◆ **Source data**
● ● ● ●
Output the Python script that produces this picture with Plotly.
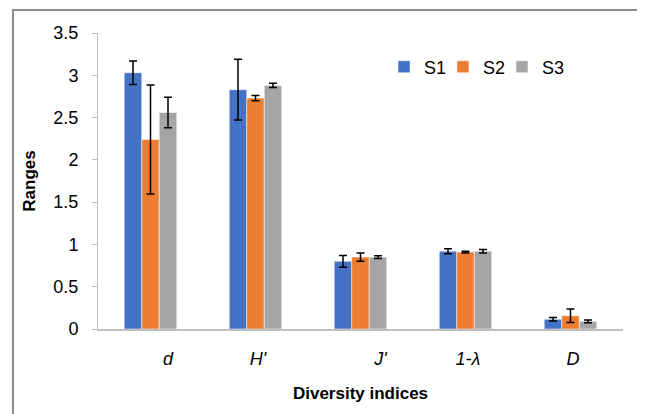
import plotly.graph_objects as go

categories = ["d", "H'", "J'", "1-λ", "D"]
tick_labels = ["\u00a0" * 7 + "d", "\u00a0" + "H'", "\u00a0" * 8 + "J'", "\u00a0" + "1-λ", "\u00a0" + "D"]
series_names = ["S1", "S2", "S3"]
s1 = [3.03, 2.83, 0.80, 0.92, 0.115]
s2 = [2.24, 2.73, 0.85, 0.91, 0.157]
s3 = [2.56, 2.88, 0.85, 0.92, 0.09]
s1_err = [0.14, 0.36, 0.07, 0.03, 0.02]
s2_err = [0.645, 0.03, 0.05, 0.01, 0.08]
s3_err = [0.18, 0.025, 0.015, 0.02, 0.015]
colors = ["#4472C4", "#ED7D31", "#A5A5A5"]
yticks = [0, 0.5, 1, 1.5, 2, 2.5, 3, 3.5]

FONT = "Arial, Liberation Sans, sans-serif"

# page body has an 8px default margin; figure is sized to fit the 645x414 window
W, H = 637, 406
L, T = 90, 25
PW, PH = 525, 296

legend_ids = ["legend", "legend2", "legend3"]
legend_x = [0.5448, 0.6571, 0.7695]

fig = go.Figure()
for name, vals, errs, col, lid in zip(series_names, [s1, s2, s3], [s1_err, s2_err, s3_err], colors, legend_ids):
    fig.add_trace(go.Bar(
        x=categories, y=vals, name=name, legend=lid, showlegend=True,
        marker=dict(color=col, line=dict(color="rgba(255,255,255,0.5)", width=1)),
        error_y=dict(type="data", array=errs, visible=True, color="black", thickness=1.5, width=4),
    ))

legend_common = dict(orientation="h", y=0.885, xanchor="left", yanchor="middle",
                     font=dict(size=18, family=FONT), bgcolor="rgba(0,0,0,0)")

fig.update_layout(
    width=W, height=H,
    showlegend=True,
    margin=dict(l=L, r=W - L - PW, t=T, b=H - T - PH, autoexpand=False),
    paper_bgcolor="white", plot_bgcolor="white",
    barmode="group", bargap=0.5, bargroupgap=0,
    font=dict(family=FONT, color="black", size=18),
    legend=dict(x=legend_x[0], **legend_common),
    legend2=dict(x=legend_x[1], **legend_common),
    legend3=dict(x=legend_x[2], **legend_common),
    xaxis=dict(
        tickmode="array", tickvals=categories, ticktext=["<i>%s</i>" % t for t in tick_labels],
        tickfont=dict(size=18, family=FONT), showline=True, linecolor="#BFBFBF", linewidth=2,
        ticks="", showgrid=False, zeroline=False, ticklabelstandoff=12,
        title=dict(text="<b>Diversity indices</b>", font=dict(size=17, family=FONT), standoff=20),
    ),
    yaxis=dict(
        range=[0, 3.5], tickmode="array", tickvals=yticks,
        tickfont=dict(size=18, family=FONT), showline=True, linecolor="#BFBFBF", linewidth=1,
        ticks="outside", ticklen=5, tickcolor="#BFBFBF", showgrid=False, zeroline=False,
        ticklabelstandoff=10,
        title=dict(text="<b>Ranges</b>", font=dict(size=17, family=FONT), standoff=13),
    ),
    shapes=[dict(type="rect", xref="paper", yref="paper",
                 x0=(5 - L) / PW, x1=(635 - L) / PW,
                 y0=-(H + 10 - T - PH) / PH, y1=(T + PH - 2) / PH,
                 line=dict(color="#8C8C8C", width=2), fillcolor="rgba(0,0,0,0)", layer="below")],
)

fig.write_html("out.html")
● ● ● ●
Set down again, exactly, the lines of the material above from its first line to the one with "legend_x = [0.5448, 0.6571, 0.7695]", inclusive. Leave the pictures out.

Output the Python script that produces this picture with Plotly.
import plotly.graph_objects as go

categories = ["d", "H'", "J'", "1-λ", "D"]
tick_labels = ["\u00a0" * 7 + "d", "\u00a0" + "H'", "\u00a0" * 8 + "J'", "\u00a0" + "1-λ", "\u00a0" + "D"]
series_names = ["S1", "S2", "S3"]
s1 = [3.03, 2.83, 0.80, 0.92, 0.115]
s2 = [2.24, 2.73, 0.85, 0.91, 0.157]
s3 = [2.56, 2.88, 0.85, 0.92, 0.09]
s1_err = [0.14, 0.36, 0.07, 0.03, 0.02]
s2_err = [0.645, 0.03, 0.05, 0.01, 0.08]
s3_err = [0.18, 0.025, 0.015, 0.02, 0.015]
colors = ["#4472C4", "#ED7D31", "#A5A5A5"]
yticks = [0, 0.5, 1, 1.5, 2, 2.5, 3, 3.5]

FONT = "Arial, Liberation Sans, sans-serif"

# page body has an 8px default margin; figure is sized to fit the 645x414 window
W, H = 637, 406
L, T = 90, 25
PW, PH = 525, 296

legend_ids = ["legend", "legend2", "legend3"]
legend_x = [0.5448, 0.6571, 0.7695]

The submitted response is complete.